The unit will be presented by Dr Chris McDonald.
Our UWA Handbook entry
Understanding the relationship between a programming language and the
contemporary operating systems on which it executes is central to developing
many skills in Computer Science. This unit introduces the standard C
programming language, on which many other programming languages and systems
are based, through a study of core operating system services including
processes, input and output, memory management, and file systems.
The C language is introduced
through discussions on basic topics like data types, variables, expressions,
control structures, scoping rules, functions and parameter passing. More
advanced topics like C's run-time environment, system calls, dynamic memory
allocation, and pointers are presented in the context of operating
system services related to process execution, memory management and file
systems. The importance of process scheduling, memory management and
interprocess communication in modern operating systems is discussed in the
context of operating system support for multiprogramming. Laboratory and
tutorial work place a strong focus on the practical application of
fundamental programming concepts, with examples designed to compare and
contrast many key features of contemporary operating systems.
Prerequisite: CITS1401 Computational Thinking with Python,
or CITS2401 Computer Analysis and Visualisation
(this unit is not suitable for first-time programmers).
CITS2002 Systems Programming, Lecture 1, p1, 22nd July 2024.
Topics to be covered in CITS2002 Systems Programming
It's important to know where we're heading,
so here's a list of topics that we'll be covering:
- An introduction to the ISO-C programming language
The structure of a C program,
basic datatypes and variables,
compiling and linking.
We will focus on the C11 language standard.
- An introduction to Operating Systems
A brief history of operating systems,
the role of contemporary operating systems,
the relationship between programming languages, programs, and operating systems.
- An overview of computer hardware components
The processor and its registers,
the memory hierarchy,
input and output (I/O) and storage components.

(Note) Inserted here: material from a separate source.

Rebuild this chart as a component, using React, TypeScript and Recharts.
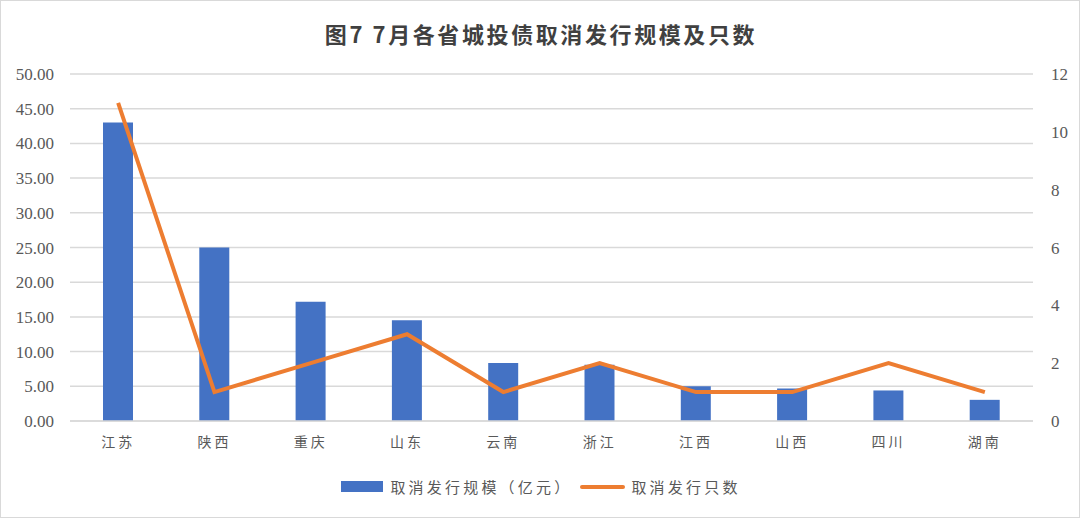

- C programs in greater detail
Arrays and character strings,
user-defined types and structures,
how the computer hardware represents data,
functions,
parameter passing and return values.
- Executing and controlling processes
Creating and terminating processes,
a program's runtime environment,
command-line arguments,
accessing operating system services from C.
- Managing memory
Allocating physical memory to processes,
sharing memory between multiple processes,
allocating and managing memory in C programs.
- Files and their use in programs
The file management system,
file allocation methods,
file and directory operations and attributes,
file input and output (I/O),
raw and formatted I/O,
unbuffered and buffered I/O functions.
By the end of
this unit you'll have this knowledge -
it just won't all be presented strictly in this order.
Here is our unit's schedule.
CITS2002 Systems Programming, Lecture 1, p2, 22nd July 2024.
Systems-focussed Standards
In this unit we'll introduce a number of standards
relevant to systems programming.
Formal standards are used to define nearly all aspects of computing, notably
data-representations,
file-formats,
programming-languages,
networking protocols,
web (communication) interfaces,
and encryption and authentication.
Formal standards in computing are often very large.
For example, the formal standard for the C11 programming language
(used in this unit) is 660 pages.
You are not expected to understand these standards in depth
(they will not be examined),
but as part of professional development you're encouraged to
skim them for an appreciation of their role in computing.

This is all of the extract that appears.